Korowai - Fête du Sagou
On l’appelle la « fête du Sagou », mais c’est plutôt la « fêtes des capricornes » que l’on devrait l’appeler. C’est en effet à l’occasion de ces rassemblements que de grosses quantités de larves de capricorne sont consommées en particulier chez les Korowai.
Pour que la fête ait lieu il faut que les palmiers sagoutiers aient poussés en nombre suffisant pour se permettre de les abattre et de les laisser pourrir à la plus grande joie des capricornes dont les larves vont les infester en l’espace de quelques semaines.
L’évènement ne s’improvise donc pas et ne peux pas avoir lieu très souvent compte tenu du nombre de sagoutiers qui font les frais de l’opération. D’habitude les palmiers nourriciers ne sont abattu qu’un à un, au rythme des semaines, pour fournir le féculent de l’alimentation de base des Papous des plaines.
Une abondance d’arbres à maturité est donc rare, mais c’est l’occasion pour les heureux habitants de la zone prolixe, d’organiser un rassemblement des différents clans voisins et même plus lointain pour un banquet de larves de Capricornes.
Pour des gens qui ont un sens très approximatif du temps qui passe, il leur faut donc s’organiser.
Une grande maison doit donc être construite (au sol). Elle servira d’hébergement pour les invités et de lieu pour les échanges et discutions.

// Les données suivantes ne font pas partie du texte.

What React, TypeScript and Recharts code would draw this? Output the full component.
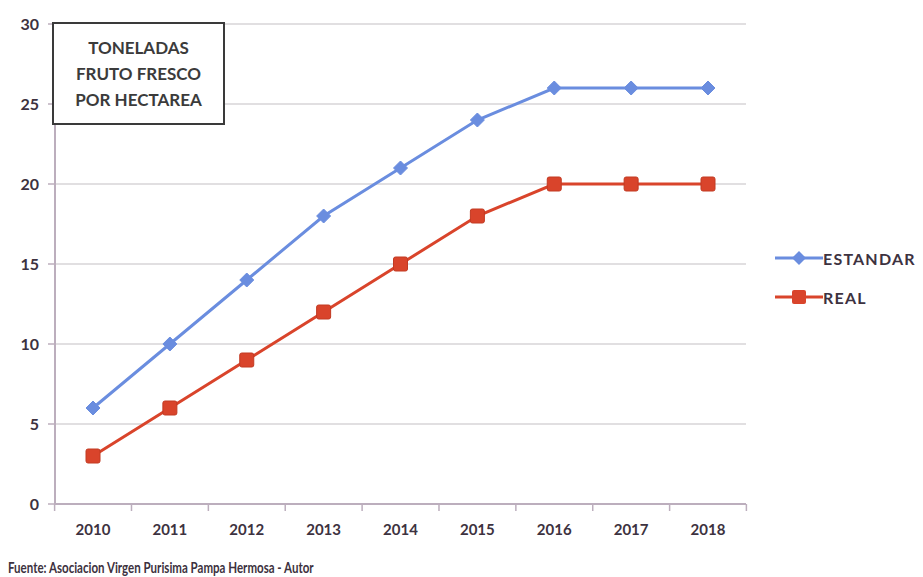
import { LineChart, Line, XAxis, YAxis, CartesianGrid } from 'recharts';

const years = ['2010', '2011', '2012', '2013', '2014', '2015', '2016', '2017', '2018'];
const estandar = [6, 10, 14, 18, 21, 24, 26, 26, 26];
const real = [3, 6, 9, 12, 15, 18, 20, 20, 20];
const yTicks = [0, 5, 10, 15, 20, 25, 30];

const BLUE = '#6a8ddf';
const RED = '#d9442b';
const TEXT = '#3d3240';
const AXIS = '#bcaebd';
const FONT = 'Lato, "Open Sans", sans-serif';
const TICK_GAP = 20;

const data = years.map((year, i) => ({ year, estandar: estandar[i], real: real[i] }));

function Diamond({ cx, cy }: any) {
  if (cx == null || cy == null) return null;
  const r = 7;
  return (
    <polygon
      points={`${cx},${cy - r} ${cx + r},${cy} ${cx},${cy + r} ${cx - r},${cy}`}
      fill={BLUE}
      stroke={BLUE}
    />
  );
}

function Square({ cx, cy }: any) {
  if (cx == null || cy == null) return null;
  const s = 7;
  return (
    <rect x={cx - s} y={cy - s} width={s * 2} height={s * 2} rx={2} fill={RED} stroke="#c23a22" strokeWidth={1} />
  );
}

// year label plus the little tick marks that sit between the years
function YearTick({ x, y, payload, index, width, visibleTicksCount }: any) {
  const step = width / visibleTicksCount;
  const axisY = y - TICK_GAP;
  const left = x - step / 2;
  return (
    <g>
      <line x1={left} y1={axisY} x2={left} y2={axisY + 7} stroke={AXIS} strokeWidth={1.5} />
      {index === visibleTicksCount - 1 && (
        <line x1={x + step / 2} y1={axisY} x2={x + step / 2} y2={axisY + 7} stroke={AXIS} strokeWidth={1.5} />
      )}
      <text x={x} y={y} dy="0.71em" textAnchor="middle" fill={TEXT} fontSize={15} fontWeight={700} fontFamily={FONT}>
        {payload.value}
      </text>
    </g>
  );
}

function LegendItem({ label, color, marker }: { label: string; color: string; marker: 'diamond' | 'square' }) {
  return (
    <div style={{ display: 'flex', alignItems: 'center', height: 20 }}>
      <svg width={48} height={16}>
        <line x1={0} y1={8} x2={48} y2={8} stroke={color} strokeWidth={3} />
        {marker === 'diamond' ? (
          <polygon points="24,1 31,8 24,15 17,8" fill={color} />
        ) : (
          <rect x={17} y={1} width={14} height={14} rx={2} fill={color} />
        )}
      </svg>
      <span style={{ fontFamily: FONT, fontWeight: 700, fontSize: 16, color: TEXT, letterSpacing: 1.2 }}>{label}</span>
    </div>
  );
}

export default function App() {
  return (
    <div style={{ position: 'relative', width: 915, height: 569, background: '#fff' }}>
      <LineChart width={760} height={535} data={data} margin={{ top: 16, right: 22, bottom: 0, left: 0 }}>
        <CartesianGrid vertical={false} stroke="#c4c0c4" strokeWidth={1.2} />
        <XAxis
          dataKey="year"
          padding={{ left: 38, right: 38 }}
          axisLine={{ stroke: AXIS, strokeWidth: 2 }}
          tickLine={false}
          tickSize={0}
          tickMargin={TICK_GAP}
          height={39}
          interval={0}
          tick={<YearTick />}
        />
        <YAxis
          domain={[0, 30]}
          ticks={yTicks}
          width={47}
          tickSize={7}
          tickMargin={9}
          axisLine={{ stroke: AXIS, strokeWidth: 2 }}
          tickLine={{ stroke: AXIS, strokeWidth: 1.5 }}
          tick={{ fill: TEXT, fontSize: 16, fontWeight: 700, fontFamily: FONT }}
        />
        <Line
          dataKey="estandar"
          stroke={BLUE}
          strokeWidth={3}
          dot={<Diamond />}
          activeDot={false}
          isAnimationActive={false}
        />
        <Line
          dataKey="real"
          stroke={RED}
          strokeWidth={3}
          dot={<Square />}
          activeDot={false}
          isAnimationActive={false}
        />
      </LineChart>

      <div
        style={{
          position: 'absolute',
          left: 44,
          top: 14,
          width: 169,
          height: 99,
          border: '2px solid #3a3a3a',
          background: '#fff',
          display: 'flex',
          flexDirection: 'column',
          justifyContent: 'center',
          alignItems: 'center',
          fontFamily: FONT,
          fontWeight: 700,
          fontSize: 17,
          lineHeight: '26px',
          color: '#3b3b3b',
          textAlign: 'center',
        }}
      >
        <div>TONELADAS</div>
        <div>FRUTO FRESCO</div>
        <div>POR HECTAREA</div>
      </div>

      <div style={{ position: 'absolute', left: 767, top: 240, display: 'flex', flexDirection: 'column', gap: 19 }}>
        <LegendItem label="ESTANDAR" color={BLUE} marker="diamond" />
        <LegendItem label="REAL" color={RED} marker="square" />
      </div>

      <div
        style={{
          position: 'absolute',
          left: 0,
          top: 549,
          fontFamily: FONT,
          fontWeight: 700,
          fontSize: 16,
          color: TEXT,
          whiteSpace: 'nowrap',
          transform: 'scaleX(0.72)',
          transformOrigin: 'left center',
        }}
      >
        Fuente: Asociacion Virgen Purisima Pampa Hermosa - Autor
      </div>
    </div>
  );
}
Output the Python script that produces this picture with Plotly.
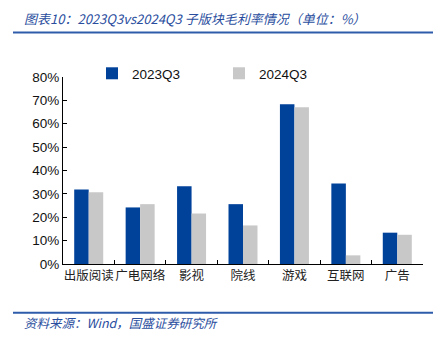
import plotly.graph_objects as go

categories = ["出版阅读", "广电网络", "影视", "院线", "游戏", "互联网", "广告"]
s2023 = [31.9, 24.2, 33.3, 25.6, 68.3, 34.4, 13.4]
s2024 = [30.7, 25.6, 21.6, 16.5, 67.1, 3.7, 12.5]
series_names = ["2023Q3", "2024Q3"]
yticks = [0, 10, 20, 30, 40, 50, 60, 70, 80]
ytick_labels = [f"{v}%" for v in yticks]
title_text = "图表10：2023Q3vs2024Q3 子版块毛利率情况（单位：%）"
source_text = "资料来源：Wind，国盛证券研究所"

BLUE = "#00419A"
GRAY = "#C8C8C8"
TXT_BLUE = "#2A4E9E"

L, R, T, B = 63, 17, 76.5, 79
W, H = 440, 343
pw = W - L - R
ph = H - T - B

def px(x):
    return (x - L) / pw

def py(y):
    return (H - B - y) / ph

fig = go.Figure()
fig.add_trace(go.Bar(x=categories, y=s2023, name=series_names[0], legend="legend",
                     marker=dict(color=BLUE, line=dict(width=0))))
fig.add_trace(go.Bar(x=categories, y=s2024, name=series_names[1], legend="legend2",
                     marker=dict(color=GRAY, line=dict(width=0))))

leg_font = dict(size=13.5, family="Liberation Sans, Arial, sans-serif", color="#111")
leg_common = dict(orientation="h", xanchor="left", yanchor="middle", font=leg_font,
                  itemwidth=30, bgcolor="rgba(0,0,0,0)")

fig.update_layout(
    width=W, height=H,
    margin=dict(l=L, r=R, t=T, b=B),
    paper_bgcolor="white", plot_bgcolor="white",
    barmode="group", bargap=0.436, bargroupgap=0,
    font=dict(family="Liberation Sans, Arial, sans-serif", color="#111"),
    showlegend=True,
    legend=dict(x=px(92), y=py(73), **leg_common),
    legend2=dict(x=px(219), y=py(73), **leg_common),
    xaxis=dict(
        type="category", showline=True, linecolor="black", linewidth=1.2,
        ticks="inside", ticklen=4, tickcolor="black", tickson="boundaries",
        tickangle=0,
        tickfont=dict(family="Noto Sans CJK SC", size=12.5, color="#222"),
        showgrid=False, zeroline=False, fixedrange=True,
    ),
    yaxis=dict(
        range=[0, 80], tickvals=yticks, ticktext=ytick_labels,
        showline=True, linecolor="black", linewidth=1.2,
        ticks="inside", ticklen=4, tickcolor="black",
        tickfont=dict(family="Liberation Sans, Arial, sans-serif", size=13.5, color="#111"),
        showgrid=False, zeroline=False, fixedrange=True,
    ),
    shapes=[
        dict(type="line", xref="paper", yref="paper", x0=px(13), x1=px(433), y0=py(32), y1=py(32),
             line=dict(color="#2E5CAA", width=2)),
        dict(type="line", xref="paper", yref="paper", x0=px(13), x1=px(433), y0=py(313), y1=py(313),
             line=dict(color="#2E5CAA", width=2)),
    ],
    annotations=[
        dict(text="<i>" + title_text + "</i>", xref="paper", yref="paper", x=px(22), y=py(18),
             xanchor="left", yanchor="middle", showarrow=False,
             font=dict(family="Noto Sans CJK SC", size=13, color=TXT_BLUE)),
        dict(text="<i>" + source_text + "</i>", xref="paper", yref="paper", x=px(22), y=py(323),
             xanchor="left", yanchor="middle", showarrow=False,
             font=dict(family="Noto Sans CJK SC", size=12.5, color=TXT_BLUE)),
    ],
)

fig.write_html("out.html", config={"displayModeBar": False})
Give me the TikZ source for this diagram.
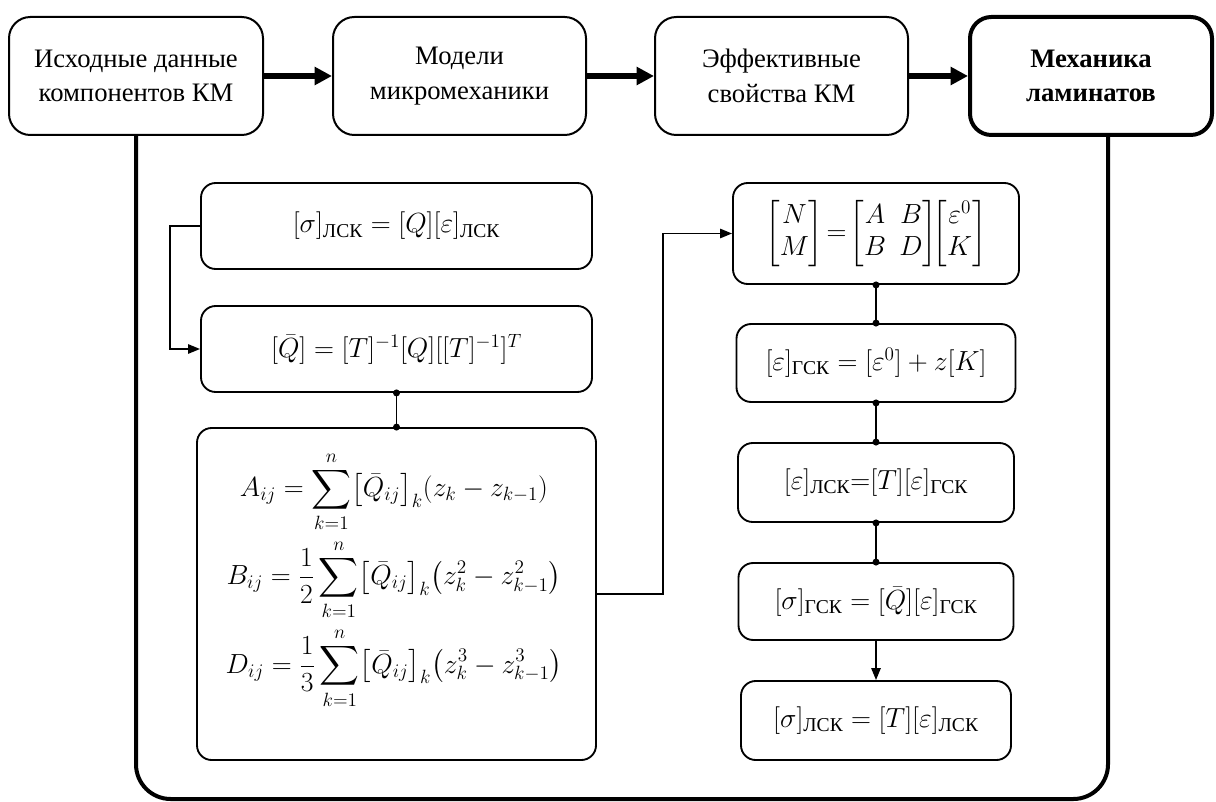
\documentclass[tikz,border=0pt]{standalone}
\usepackage{amsmath}
\usepackage{fontspec}
\setmainfont{Liberation Serif}
\usetikzlibrary{arrows.meta,calc}
\begin{document}
\begin{tikzpicture}[x=0.75pt,y=-0.75pt,
  topbox/.style={draw, line width=1.5pt, rounded corners=16pt, inner sep=0pt, align=center,
    minimum height=88.5pt, font=\fontsize{20}{26}\selectfont},
  mainbox/.style={topbox, line width=3pt, font=\fontsize{20}{26}\selectfont\bfseries},
  ibox/.style={draw, line width=1.4pt, rounded corners=11pt, inner sep=0pt, align=center,
    font=\fontsize{21}{25}\selectfont},
  ftext/.style={inner sep=0pt, font=\fontsize{21}{25}\selectfont},
  bigarrow/.style={line width=3.8pt, -{Triangle[length=13pt,width=13pt]}},
  conn/.style={line width=1.3pt},
  connarrow/.style={conn, -{Triangle[length=9pt,width=7pt]}},
  frameline/.style={line width=3pt, rounded corners=26pt},
  dot/.style={fill=black},
]
\useasboundingbox (0,0) rectangle (1216,802);
% top row
\node[topbox, minimum width=190.5pt] (B1) at (136,76) {Исходные данные\\компонентов КМ};
\node[topbox, minimum width=189.75pt] (B2) at (459.5,76) {Модели\\микромеханики};
\node[topbox, minimum width=189.75pt] (B3) at (781.5,76) {Эффективные\\свойства КМ};
\node[mainbox, minimum width=181.5pt] (B4) at (1091,76) {Механика\\ламинатов};
\draw[bigarrow] (B1) -- (B2);
\draw[bigarrow] (B2) -- (B3);
\draw[bigarrow] (B3) -- (B4);
% frame
\coordinate (FL) at (138,799);
\coordinate (FR) at (1108,799);
\coordinate (FT) at (1108,135);
\draw[frameline] (B1.south) -- (B1.south |- FL) -- (FR) -- (FT);
% left column
\node[ibox, minimum width=293.25pt, minimum height=64.5pt] (L1) at (396.5,226) {$[\sigma]_{\text{ЛСК}}=[Q][\varepsilon]_{\text{ЛСК}}$};
\node[ibox, minimum width=293.25pt, minimum height=64.5pt] (L2) at (396.5,349) {$[\bar{Q}]=[T]^{-1}[Q][[T]^{-1}]^{T}$};
\node[ibox, minimum width=299.25pt, minimum height=249pt] (L3) at (396.5,594) {};
\node[ftext] (fL3) at (394,580) {$\begin{gathered}
A_{ij}=\sum_{k=1}^{n}\bigl[\bar{Q}_{ij}\bigr]_{k}(z_{k}-z_{k-1})\\[1pt]
B_{ij}=\frac{1}{2}\sum_{k=1}^{n}\bigl[\bar{Q}_{ij}\bigr]_{k}\bigl(z_{k}^{2}-z_{k-1}^{2}\bigr)\\[1pt]
D_{ij}=\frac{1}{3}\sum_{k=1}^{n}\bigl[\bar{Q}_{ij}\bigr]_{k}\bigl(z_{k}^{3}-z_{k-1}^{3}\bigr)
\end{gathered}$};
% right column
\node[ibox, minimum width=214.5pt, minimum height=75.75pt, font=\fontsize{20}{24}\selectfont] (R1) at (876,233.5) {$\begin{bmatrix}N\\M\end{bmatrix}\!=\!\begin{bmatrix}A & B\\B & D\end{bmatrix}\!\!\begin{bmatrix}\varepsilon^{0}\\K\end{bmatrix}$};
\node[ibox, minimum width=209.25pt, minimum height=58.5pt] (R2) at (876,363) {$[\varepsilon]_{\text{ГСК}}=[\varepsilon^{0}]+z[K]$};
\node[ibox, minimum width=207pt, minimum height=59.25pt] (R3) at (876,482.5) {$[\varepsilon]_{\text{ЛСК}}{=}[T][\varepsilon]_{\text{ГСК}}$};
\node[ibox, minimum width=206.25pt, minimum height=57.75pt] (R4) at (876,601.5) {$[\sigma]_{\text{ГСК}}=[\bar{Q}][\varepsilon]_{\text{ГСК}}$};
\node[ibox, minimum width=202.5pt, minimum height=59.25pt] (R5) at (876,720.5) {$[\sigma]_{\text{ЛСК}}=[T][\varepsilon]_{\text{ЛСК}}$};
% connectors
\coordinate (c1) at (170,0);
\coordinate (c2) at (663,0);
\draw[connarrow] (L1.west) -- (L1.west -| c1) |- (L2.west);
\draw[conn] (L2.south) -- (L3.north);
\fill[dot] (L2.south) circle (3.5);
\fill[dot] (L3.north) circle (3.5);
\draw[connarrow] (L3.east) -- (L3.east -| c2) |- (R1.west);
\draw[conn] (R1.south) -- (R2.north);
\fill[dot] (R1.south) circle (3.5);
\fill[dot] (R2.north) circle (3.5);
\draw[conn] (R2.south) -- (R3.north);
\fill[dot] (R2.south) circle (3.5);
\fill[dot] (R3.north) circle (3.5);
\draw[conn] (R3.south) -- (R4.north);
\fill[dot] (R3.south) circle (3.5);
\fill[dot] (R4.north) circle (3.5);
\draw[connarrow] (R4.south) -- (R5.north);
\end{tikzpicture}
\end{document}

Il faut envoyer des invitations : sans écriture et sans calendrier, le système utilisé est simple. Des coursiers sont envoyés chez les différents clans, porteurs d’un morceau de bois piqué de branchettes dont le nombre représentent les jours qui séparent la remise du bout de bois, du déroulement des festivités. En retirant une branchette chaque jour, ils savent quand ils doivent se rendre sur place.
La fête où nous avons été accueillis était organisée par le clan des Hanaï-Koroway à une journée de marche du village de Basman. Notre participation avait été « négociée » quelques mois avant par notre guide indonésien qui s’était rendu préalablement sur place.
Quand nous sommes arrivés, les Korowai avaient construit un peu à l’écart de leur longue maison de fête, une plus petite hutte pour abriter notre campement. Nous allons y séjourner une petite semaine et suivre avec attention les préparatifs des festivités.
Quelques jours avant le rassemblement, tout le village et quelques voisins viennent pour collecter les « savoureuses » larves de capricornes qui grouillent dans les troncs des sagoutiers en décomposition dans la forêt environnante. Ce sont des kilos et des kilos qui seront rapportés dans la longue maison. Conditionné dans des feuilles de palmiers, elles seront dégustées par les invités, soit crues soit cuites aux fours à pierres chaudes.
Dans l’après-midi du jour J, les invités arrivent progressivement par groupe ou clan. Ils annoncent leurs arrivées en frappant leurs arcs contre les racines aériennes des artocarpus géants qui peuplent la jungle. En forêt, le son porte loin et impressionne quiconque est ennemi.
Ils arrivent pour la plupart dans leur tenue traditionnelle, c'est-à-dire nu, quelques-uns le nez percé de longues épines de plus de 10cm, d’autres qui ont déjà été au contact du monde moderne sont affublés de lunettes, de vieux teeshirts, ou de shorts cachés sous des pagnes de fibres, mais ils sont toujours avec leurs arcs et leurs flèches pour les hommes, leurs filets pour les femmes.
Une ambiance très, très spéciale pour ce jour de fête primitive commence à se répandre dans le village. Les simulacres de charges piétinées des groupes d’hommes vociférant ou les danses des femmes se succèderont même sous la pluie, entre de brèves pauses le temps de se faire des ventrées de larves de capricornes. Deux ou trois tambours scanderont toute la soirée et la nuit les chants (les cris ?) des participants au banquet. La lueur des feux et la fumée donne à la longue maison une allure dantesque avec la gesticulation des corps dégingandés des guerriers nus.
Dans une région à l’habitat clairsemé, les fêtes du Sagou sont très prisées. C’est une rare occasion de rassembler plusieurs dizaines de Korowai et leur permettre de tisser de nouveaux liens.
Le lendemain matin comme les invités nous prendrons le chemin du retour, le son des chants lancinants joués toute la nuit encore dans nos oreilles.